The beauty of this approach is that you can easily control which queries are cached and which aren’t, even for the same resolver. For example, you might want to cache the list of recent posts featured on your frequently-accessed homepage, but not the full list of posts available on your archives page.

A final note: caching might not always be possible. For example, it’s not advisable for data that changes frequently, or for data that depends on the currently logged-in user.

Problem: Boilerplate Overdose

This is by no means an issue exclusive to GraphQL apps, but it’s true that they generally require you to write a lot of similar boilerplate code.

Typically, adding a new model (e.g. Comments) to your app will involve the following steps:

  • Writing a resolver to get a list of comments.
  • Writing a higher-order component (a.k.a. container) to load that list of comments.
  • Optionally, writing a resolver to get a single comment by ID or slug along with the corresponding higher-order component.
  • Writing mutations for inserting a new comment, editing a comment, and deleting a comment.
  • Adding the corresponding forms and form-handling code.

That’s a whole lot of CRUD!

Solution: Generic Resolvers, Mutations, and Higher-Order Components

Vulcan’s approach is to give you smart, easy-to-use generic options for each of these. You’ll get:

These are all written in a generic enough way that they’ll work with any new model out of the box.

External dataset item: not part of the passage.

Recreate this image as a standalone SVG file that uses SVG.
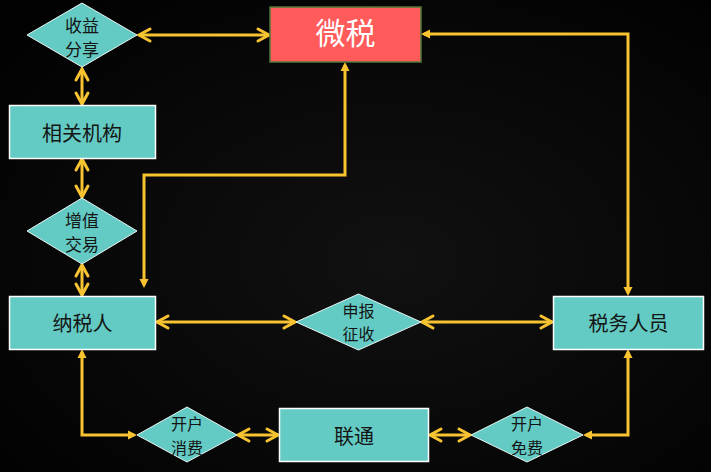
<svg xmlns="http://www.w3.org/2000/svg" width="711" height="472" viewBox="0 0 711 472">
  <defs>
    <radialGradient id="bg" cx="55%" cy="55%" r="70%">
      <stop offset="0" stop-color="#111111"/>
      <stop offset="1" stop-color="#020202"/>
    </radialGradient>
    <marker id="chev" viewBox="-16 -9 20 18" markerWidth="20" markerHeight="18" refX="0" refY="0" orient="auto-start-reverse" markerUnits="userSpaceOnUse">
      <path d="M-11,-6 L0,0 L-11,6" fill="none" stroke="#F7C331" stroke-width="3" stroke-linejoin="miter" stroke-linecap="round"/>
    </marker>
    <marker id="tri" viewBox="-8 -6 12 12" markerWidth="12" markerHeight="12" refX="0" refY="0" orient="auto-start-reverse" markerUnits="userSpaceOnUse">
      <path d="M-6,-4.5 L3,0 L-6,4.5 Z" fill="#F7C331"/>
    </marker>
    <style>
      .box { fill: #63CBC3; stroke: #FFFFFF; stroke-width: 1.5; }
      .dia { fill: #63CBC3; stroke: #E8F6F4; stroke-width: 1; }
      .lbl { font-family: "Noto Sans CJK SC", "Noto Sans", sans-serif; fill: #141414; text-anchor: middle; dominant-baseline: central; }
      .big { font-size: 20px; }
      .sm { font-size: 17px; }
      .xs { font-size: 16px; }
      .c2 { fill: none; stroke: #F7C331; stroke-width: 3; marker-start: url(#chev); marker-end: url(#chev); }
      .t2 { fill: none; stroke: #F7C331; stroke-width: 3; marker-start: url(#tri); marker-end: url(#tri); }
    </style>
  </defs>
  <rect x="0" y="0" width="711" height="472" fill="url(#bg)"/>

  <g id="connectors">
    <path class="c2" d="M139,35 L269,35"/>
    <path class="c2" d="M82,69 L82,104"/>
    <path class="c2" d="M82,159 L82,197"/>
    <path class="c2" d="M82,265 L82,295"/>
    <path class="c2" d="M157,322 L295,322"/>
    <path class="c2" d="M422,322 L552,322"/>
    <path class="c2" d="M238,435 L278,435"/>
    <path class="c2" d="M430,435 L470,435"/>
    <path class="t2" d="M345,65 L345,175 L144,175 L144,285"/>
    <path class="t2" d="M424,34 L628,34 L628,293"/>
    <path class="t2" d="M82,352 L82,435 L134,435"/>
    <path class="t2" d="M628,352 L628,435 L586,435"/>
  </g>

  <g id="weishui">
    <rect x="270" y="7" width="151" height="55" fill="#FF5B5B" stroke="#4E7A3A" stroke-width="1.5"/>
    <text x="345.5" y="31" font-family="Noto Sans CJK SC, sans-serif" font-size="30" fill="#FFFFFF" text-anchor="middle" dominant-baseline="central">微税</text>
  </g>

  <g id="shouyi">
    <polygon class="dia" points="82,3 137,35 82,67 27,35"/>
    <text class="lbl sm"><tspan x="82" y="24">收益</tspan><tspan x="82" y="47.5">分享</tspan></text>
  </g>

  <g id="xiangguan">
    <rect class="box" x="9.5" y="105.5" width="146" height="53"/>
    <text class="lbl big" x="82" y="132">相关机构</text>
  </g>

  <g id="zengzhi">
    <polygon class="dia" points="82,198 137,231 82,264 27,231"/>
    <text class="lbl sm"><tspan x="82" y="219">增值</tspan><tspan x="82" y="242.5">交易</tspan></text>
  </g>

  <g id="nashuiren">
    <rect class="box" x="9.5" y="296.5" width="146" height="53"/>
    <text class="lbl big" x="82.5" y="322">纳税人</text>
  </g>

  <g id="shenbao">
    <polygon class="dia" points="358.5,294 421,322 358.5,350 296,322"/>
    <text class="lbl xs"><tspan x="358.5" y="309.5">申报</tspan><tspan x="358.5" y="333">征收</tspan></text>
  </g>

  <g id="shuiwu">
    <rect class="box" x="553.5" y="296.5" width="150" height="53"/>
    <text class="lbl big" x="628.5" y="322">税务人员</text>
  </g>

  <g id="kaihu1">
    <polygon class="dia" points="187,407 237,435 187,462 137,435"/>
    <text class="lbl xs"><tspan x="187" y="423">开户</tspan><tspan x="187" y="446.5">消费</tspan></text>
  </g>

  <g id="liantong">
    <rect class="box" x="279.5" y="408.5" width="149" height="53"/>
    <text class="lbl big" x="354" y="435">联通</text>
  </g>

  <g id="kaihu2">
    <polygon class="dia" points="527,407 583,435 527,462 471,435"/>
    <text class="lbl xs"><tspan x="527" y="423">开户</tspan><tspan x="527" y="446.5">免费</tspan></text>
  </g>
</svg>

To be sure, this “one-size-fits-all” approach is not without its downsides. For example, because queries are generated dynamically by the generic higher-order components, it’s a bit harder to use static queries.

But this strategy is still a great way to get started, at least until you have time to refactor each part of your app to a more tailor-made solution.

GraphQL is still relatively new, which means that while everybody is busy extolling its virtues, it’s easy to overlook the very real challenges involved with building GraphQL apps.

Thankfully these challenges all have solutions, and the more we discuss them (the Vulcan Slack is a great place for that by the way!), the better these solutions will become!